Bonauto went on to use the Loving v. Virginia case on interracial marriage to point out that waiting would have been wrong in that case, though some called for it at the time.
"Even if race was not used as a basis for discriminating in every single state as a matter of law by criminal law and constitutional law, it was incredibly pervasive," Bonauto explained. She noted that "Virginia resisted in the Loving case, resisted and said please, wait and see," and meanwhile "80 percent of the American public was with Virginia on that. But again, it was the question of the individual liberty of the person to do something that was considered a profound change in its time."
3) Justice John Roberts
"The consequences of waiting are not neutral. On the other hand, one of the things that's truly extraordinary about this whole issue is how quickly has been the acceptance of your position across broad elements of society. I don't know what the latest opinion polls show. The situation in Maine, I think, is -- is characteristic. In 2009, I guess it was by referendum, whatever, they banned gay marriage. In 2012, they enacted it as law. I mean, that sort of quick change has been a characteristic of this debate, but if you prevail here, there will be no more debate.
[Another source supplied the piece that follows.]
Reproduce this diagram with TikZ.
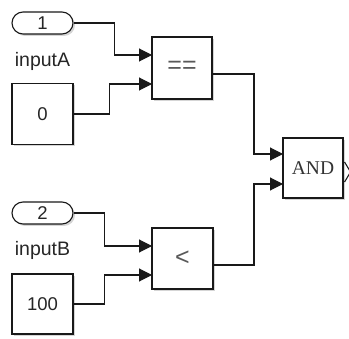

I mean, closing of debate can close minds, and -- and it will have a consequence on how this new institution is accepted. People feel very differently about something if they have a chance to vote on it than if it's imposed on them by the courts."
Justice Scalia is certainly on board with the notion the court should remain on the sidelines. "The issue, of course, is not whether there should be same-sex marriage, but who should decide the point," said Scalia.
And even Justice Ginsburg has said before publicly that she worried the court would interject itself too soon with a national decision. But she changed her tune in recent months, signaling now is the time.
"The change in people's attitudes on that issue has been enormous," Ginsburg told Bloomberg Business in February. "In recent years, people have said, 'This is the way I am.' And others looked around, and we discovered it's our next-door neighbor -- we're very fond of them. Or it's our child's best friend, or even our child. I think that as more and more people came out and said that 'this is who I am,' the rest of us recognized that they are one of us."
This isn't the first time that Justice Roberts has remarked on the relative speed with which LGBT equality has spread and wondered whether things will work themselves out on their own. "As far as I can tell, political figures are falling over themselves to endorse your side of the case," he told Edith Windsor's attorney, Roberta Kaplan, during the 2013 hearing on the case that ultimately struck down a section of the federal Defense of Marriage Acy. Kaplan had one of her most poignant responses, insisting change didn't happen because of LGBT political power but because of "a moral understanding today that gay people are no different." In the end, Roberts sided against Windsor.